» **Dataset extract**
******************************
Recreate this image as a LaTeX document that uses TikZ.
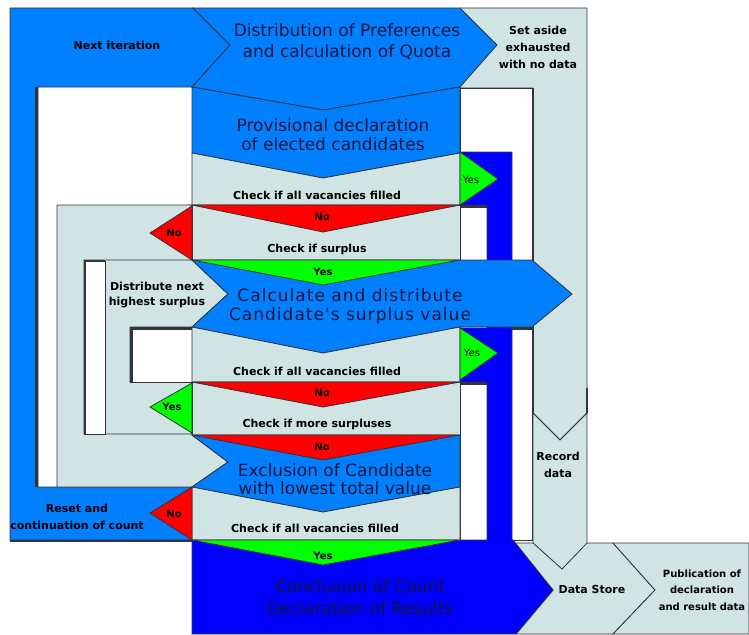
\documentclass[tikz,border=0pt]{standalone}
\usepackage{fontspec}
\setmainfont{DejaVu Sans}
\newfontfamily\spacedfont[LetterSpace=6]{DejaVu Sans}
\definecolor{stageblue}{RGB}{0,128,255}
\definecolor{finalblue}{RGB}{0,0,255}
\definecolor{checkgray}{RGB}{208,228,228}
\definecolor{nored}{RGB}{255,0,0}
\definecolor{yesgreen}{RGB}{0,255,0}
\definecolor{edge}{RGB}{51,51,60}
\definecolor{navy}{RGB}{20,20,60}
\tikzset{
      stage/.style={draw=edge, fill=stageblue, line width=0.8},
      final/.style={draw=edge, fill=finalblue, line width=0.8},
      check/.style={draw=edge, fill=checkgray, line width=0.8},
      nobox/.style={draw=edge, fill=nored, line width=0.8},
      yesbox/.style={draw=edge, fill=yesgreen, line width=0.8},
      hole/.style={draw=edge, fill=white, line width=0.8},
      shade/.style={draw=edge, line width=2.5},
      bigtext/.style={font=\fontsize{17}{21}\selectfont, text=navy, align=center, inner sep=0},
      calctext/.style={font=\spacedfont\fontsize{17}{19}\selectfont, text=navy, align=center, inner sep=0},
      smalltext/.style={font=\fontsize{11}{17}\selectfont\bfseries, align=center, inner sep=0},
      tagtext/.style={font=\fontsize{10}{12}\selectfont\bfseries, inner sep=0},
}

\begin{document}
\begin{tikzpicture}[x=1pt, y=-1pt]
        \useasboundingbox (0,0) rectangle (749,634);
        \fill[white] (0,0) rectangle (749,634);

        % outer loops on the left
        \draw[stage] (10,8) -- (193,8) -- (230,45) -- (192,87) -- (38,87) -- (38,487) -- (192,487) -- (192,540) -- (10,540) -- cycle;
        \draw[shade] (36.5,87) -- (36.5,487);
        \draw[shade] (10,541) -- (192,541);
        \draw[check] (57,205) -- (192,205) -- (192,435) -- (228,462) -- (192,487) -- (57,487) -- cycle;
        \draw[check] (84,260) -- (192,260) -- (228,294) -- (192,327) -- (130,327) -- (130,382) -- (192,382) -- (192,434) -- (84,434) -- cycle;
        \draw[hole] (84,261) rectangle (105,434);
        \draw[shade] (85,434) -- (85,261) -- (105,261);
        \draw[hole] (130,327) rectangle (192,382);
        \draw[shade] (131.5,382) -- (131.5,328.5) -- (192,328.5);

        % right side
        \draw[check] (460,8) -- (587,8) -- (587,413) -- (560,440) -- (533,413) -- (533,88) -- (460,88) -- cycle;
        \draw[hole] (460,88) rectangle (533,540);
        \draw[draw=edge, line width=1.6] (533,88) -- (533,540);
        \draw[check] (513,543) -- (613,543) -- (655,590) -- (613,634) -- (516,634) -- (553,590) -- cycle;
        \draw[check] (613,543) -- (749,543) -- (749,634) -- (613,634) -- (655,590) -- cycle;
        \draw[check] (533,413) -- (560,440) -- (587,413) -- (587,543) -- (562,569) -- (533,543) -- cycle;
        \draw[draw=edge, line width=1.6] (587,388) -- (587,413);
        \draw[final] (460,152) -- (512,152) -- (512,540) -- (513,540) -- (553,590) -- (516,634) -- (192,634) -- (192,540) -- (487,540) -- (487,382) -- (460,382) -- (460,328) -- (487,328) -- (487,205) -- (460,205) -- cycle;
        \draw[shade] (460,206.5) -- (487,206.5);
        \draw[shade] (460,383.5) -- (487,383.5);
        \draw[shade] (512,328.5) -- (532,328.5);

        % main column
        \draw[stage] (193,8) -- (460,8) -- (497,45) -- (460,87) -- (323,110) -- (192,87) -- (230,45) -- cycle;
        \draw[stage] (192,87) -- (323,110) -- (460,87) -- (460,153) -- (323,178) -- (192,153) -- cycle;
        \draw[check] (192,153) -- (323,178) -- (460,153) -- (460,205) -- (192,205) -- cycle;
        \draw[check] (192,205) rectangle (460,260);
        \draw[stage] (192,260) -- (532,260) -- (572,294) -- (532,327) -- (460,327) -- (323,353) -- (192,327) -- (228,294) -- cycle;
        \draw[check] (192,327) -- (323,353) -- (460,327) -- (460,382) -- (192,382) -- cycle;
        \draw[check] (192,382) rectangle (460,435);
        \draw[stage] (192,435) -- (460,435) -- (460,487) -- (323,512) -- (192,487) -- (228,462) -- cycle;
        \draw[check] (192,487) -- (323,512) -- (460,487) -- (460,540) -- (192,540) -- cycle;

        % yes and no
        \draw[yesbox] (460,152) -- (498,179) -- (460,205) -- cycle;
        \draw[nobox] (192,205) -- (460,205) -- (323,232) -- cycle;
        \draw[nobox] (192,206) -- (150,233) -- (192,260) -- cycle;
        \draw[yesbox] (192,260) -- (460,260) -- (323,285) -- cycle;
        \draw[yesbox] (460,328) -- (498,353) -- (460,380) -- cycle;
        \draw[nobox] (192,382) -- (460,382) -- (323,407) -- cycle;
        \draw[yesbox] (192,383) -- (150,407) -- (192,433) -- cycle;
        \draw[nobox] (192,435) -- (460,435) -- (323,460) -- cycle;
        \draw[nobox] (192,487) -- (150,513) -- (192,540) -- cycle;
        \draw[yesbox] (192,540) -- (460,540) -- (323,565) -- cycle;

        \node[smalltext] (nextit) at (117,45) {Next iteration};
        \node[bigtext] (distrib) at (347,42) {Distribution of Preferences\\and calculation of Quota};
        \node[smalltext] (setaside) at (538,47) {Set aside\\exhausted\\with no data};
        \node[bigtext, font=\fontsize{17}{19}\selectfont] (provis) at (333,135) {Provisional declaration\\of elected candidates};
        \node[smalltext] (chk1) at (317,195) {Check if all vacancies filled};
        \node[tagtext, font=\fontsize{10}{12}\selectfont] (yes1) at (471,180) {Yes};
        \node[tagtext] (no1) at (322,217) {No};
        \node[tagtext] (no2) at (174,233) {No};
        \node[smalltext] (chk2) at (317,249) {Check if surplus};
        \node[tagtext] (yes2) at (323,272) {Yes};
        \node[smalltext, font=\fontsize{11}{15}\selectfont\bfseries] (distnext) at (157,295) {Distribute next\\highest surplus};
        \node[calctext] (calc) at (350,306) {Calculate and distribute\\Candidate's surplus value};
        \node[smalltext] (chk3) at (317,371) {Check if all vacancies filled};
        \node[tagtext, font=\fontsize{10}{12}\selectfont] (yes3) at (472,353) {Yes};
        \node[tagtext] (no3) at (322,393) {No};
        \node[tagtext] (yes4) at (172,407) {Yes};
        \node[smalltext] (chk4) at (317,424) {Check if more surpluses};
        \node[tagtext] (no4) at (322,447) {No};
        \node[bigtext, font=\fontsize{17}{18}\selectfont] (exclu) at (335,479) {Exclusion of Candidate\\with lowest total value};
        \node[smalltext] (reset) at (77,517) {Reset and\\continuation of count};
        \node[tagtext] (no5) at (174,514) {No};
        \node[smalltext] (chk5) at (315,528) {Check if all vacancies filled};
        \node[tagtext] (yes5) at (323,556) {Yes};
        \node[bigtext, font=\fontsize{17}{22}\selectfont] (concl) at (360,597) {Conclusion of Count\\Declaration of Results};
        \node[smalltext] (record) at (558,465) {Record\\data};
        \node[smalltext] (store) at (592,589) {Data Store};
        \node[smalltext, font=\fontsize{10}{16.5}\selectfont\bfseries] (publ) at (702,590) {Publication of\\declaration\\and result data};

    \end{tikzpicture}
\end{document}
******************************
» **Given exercise**
Write out the material above again, word for word, minus its pictures.

» **Response to the task**
Recreate this image as a LaTeX document that uses TikZ.
\documentclass[tikz,border=0pt]{standalone}
\usepackage{fontspec}
\setmainfont{DejaVu Sans}
\newfontfamily\spacedfont[LetterSpace=6]{DejaVu Sans}
\definecolor{stageblue}{RGB}{0,128,255}
\definecolor{finalblue}{RGB}{0,0,255}
\definecolor{checkgray}{RGB}{208,228,228}
\definecolor{nored}{RGB}{255,0,0}
\definecolor{yesgreen}{RGB}{0,255,0}
\definecolor{edge}{RGB}{51,51,60}
\definecolor{navy}{RGB}{20,20,60}
\tikzset{
      stage/.style={draw=edge, fill=stageblue, line width=0.8},
      final/.style={draw=edge, fill=finalblue, line width=0.8},
      check/.style={draw=edge, fill=checkgray, line width=0.8},
      nobox/.style={draw=edge, fill=nored, line width=0.8},
      yesbox/.style={draw=edge, fill=yesgreen, line width=0.8},
      hole/.style={draw=edge, fill=white, line width=0.8},
      shade/.style={draw=edge, line width=2.5},
      bigtext/.style={font=\fontsize{17}{21}\selectfont, text=navy, align=center, inner sep=0},
      calctext/.style={font=\spacedfont\fontsize{17}{19}\selectfont, text=navy, align=center, inner sep=0},
      smalltext/.style={font=\fontsize{11}{17}\selectfont\bfseries, align=center, inner sep=0},
      tagtext/.style={font=\fontsize{10}{12}\selectfont\bfseries, inner sep=0},
}

\begin{document}
\begin{tikzpicture}[x=1pt, y=-1pt]
        \useasboundingbox (0,0) rectangle (749,634);
        \fill[white] (0,0) rectangle (749,634);

        % outer loops on the left
        \draw[stage] (10,8) -- (193,8) -- (230,45) -- (192,87) -- (38,87) -- (38,487) -- (192,487) -- (192,540) -- (10,540) -- cycle;
        \draw[shade] (36.5,87) -- (36.5,487);
        \draw[shade] (10,541) -- (192,541);
        \draw[check] (57,205) -- (192,205) -- (192,435) -- (228,462) -- (192,487) -- (57,487) -- cycle;
        \draw[check] (84,260) -- (192,260) -- (228,294) -- (192,327) -- (130,327) -- (130,382) -- (192,382) -- (192,434) -- (84,434) -- cycle;
        \draw[hole] (84,261) rectangle (105,434);
        \draw[shade] (85,434) -- (85,261) -- (105,261);
        \draw[hole] (130,327) rectangle (192,382);
        \draw[shade] (131.5,382) -- (131.5,328.5) -- (192,328.5);

        % right side
        \draw[check] (460,8) -- (587,8) -- (587,413) -- (560,440) -- (533,413) -- (533,88) -- (460,88) -- cycle;
        \draw[hole] (460,88) rectangle (533,540);
        \draw[draw=edge, line width=1.6] (533,88) -- (533,540);
        \draw[check] (513,543) -- (613,543) -- (655,590) -- (613,634) -- (516,634) -- (553,590) -- cycle;
        \draw[check] (613,543) -- (749,543) -- (749,634) -- (613,634) -- (655,590) -- cycle;
        \draw[check] (533,413) -- (560,440) -- (587,413) -- (587,543) -- (562,569) -- (533,543) -- cycle;
        \draw[draw=edge, line width=1.6] (587,388) -- (587,413);
        \draw[final] (460,152) -- (512,152) -- (512,540) -- (513,540) -- (553,590) -- (516,634) -- (192,634) -- (192,540) -- (487,540) -- (487,382) -- (460,382) -- (460,328) -- (487,328) -- (487,205) -- (460,205) -- cycle;
        \draw[shade] (460,206.5) -- (487,206.5);
        \draw[shade] (460,383.5) -- (487,383.5);
        \draw[shade] (512,328.5) -- (532,328.5);

        % main column
        \draw[stage] (193,8) -- (460,8) -- (497,45) -- (460,87) -- (323,110) -- (192,87) -- (230,45) -- cycle;
        \draw[stage] (192,87) -- (323,110) -- (460,87) -- (460,153) -- (323,178) -- (192,153) -- cycle;
        \draw[check] (192,153) -- (323,178) -- (460,153) -- (460,205) -- (192,205) -- cycle;
        \draw[check] (192,205) rectangle (460,260);
        \draw[stage] (192,260) -- (532,260) -- (572,294) -- (532,327) -- (460,327) -- (323,353) -- (192,327) -- (228,294) -- cycle;
        \draw[check] (192,327) -- (323,353) -- (460,327) -- (460,382) -- (192,382) -- cycle;
        \draw[check] (192,382) rectangle (460,435);
        \draw[stage] (192,435) -- (460,435) -- (460,487) -- (323,512) -- (192,487) -- (228,462) -- cycle;
        \draw[check] (192,487) -- (323,512) -- (460,487) -- (460,540) -- (192,540) -- cycle;

        % yes and no
        \draw[yesbox] (460,152) -- (498,179) -- (460,205) -- cycle;
        \draw[nobox] (192,205) -- (460,205) -- (323,232) -- cycle;
        \draw[nobox] (192,206) -- (150,233) -- (192,260) -- cycle;
        \draw[yesbox] (192,260) -- (460,260) -- (323,285) -- cycle;
        \draw[yesbox] (460,328) -- (498,353) -- (460,380) -- cycle;
        \draw[nobox] (192,382) -- (460,382) -- (323,407) -- cycle;
        \draw[yesbox] (192,383) -- (150,407) -- (192,433) -- cycle;
        \draw[nobox] (192,435) -- (460,435) -- (323,460) -- cycle;
        \draw[nobox] (192,487) -- (150,513) -- (192,540) -- cycle;
        \draw[yesbox] (192,540) -- (460,540) -- (323,565) -- cycle;

        \node[smalltext] (nextit) at (117,45) {Next iteration};
        \node[bigtext] (distrib) at (347,42) {Distribution of Preferences\\and calculation of Quota};
        \node[smalltext] (setaside) at (538,47) {Set aside\\exhausted\\with no data};
        \node[bigtext, font=\fontsize{17}{19}\selectfont] (provis) at (333,135) {Provisional declaration\\of elected candidates};
        \node[smalltext] (chk1) at (317,195) {Check if all vacancies filled};
        \node[tagtext, font=\fontsize{10}{12}\selectfont] (yes1) at (471,180) {Yes};
        \node[tagtext] (no1) at (322,217) {No};
        \node[tagtext] (no2) at (174,233) {No};
        \node[smalltext] (chk2) at (317,249) {Check if surplus};
        \node[tagtext] (yes2) at (323,272) {Yes};
        \node[smalltext, font=\fontsize{11}{15}\selectfont\bfseries] (distnext) at (157,295) {Distribute next\\highest surplus};
        \node[calctext] (calc) at (350,306) {Calculate and distribute\\Candidate's surplus value};
        \node[smalltext] (chk3) at (317,371) {Check if all vacancies filled};
        \node[tagtext, font=\fontsize{10}{12}\selectfont] (yes3) at (472,353) {Yes};
        \node[tagtext] (no3) at (322,393) {No};
        \node[tagtext] (yes4) at (172,407) {Yes};
        \node[smalltext] (chk4) at (317,424) {Check if more surpluses};
        \node[tagtext] (no4) at (322,447) {No};
        \node[bigtext, font=\fontsize{17}{18}\selectfont] (exclu) at (335,479) {Exclusion of Candidate\\with lowest total value};
        \node[smalltext] (reset) at (77,517) {Reset and\\continuation of count};
        \node[tagtext] (no5) at (174,514) {No};
        \node[smalltext] (chk5) at (315,528) {Check if all vacancies filled};
        \node[tagtext] (yes5) at (323,556) {Yes};
        \node[bigtext, font=\fontsize{17}{22}\selectfont] (concl) at (360,597) {Conclusion of Count\\Declaration of Results};
        \node[smalltext] (record) at (558,465) {Record\\data};
        \node[smalltext] (store) at (592,589) {Data Store};
        \node[smalltext, font=\fontsize{10}{16.5}\selectfont\bfseries] (publ) at (702,590) {Publication of\\declaration\\and result data};

    \end{tikzpicture}
\end{document}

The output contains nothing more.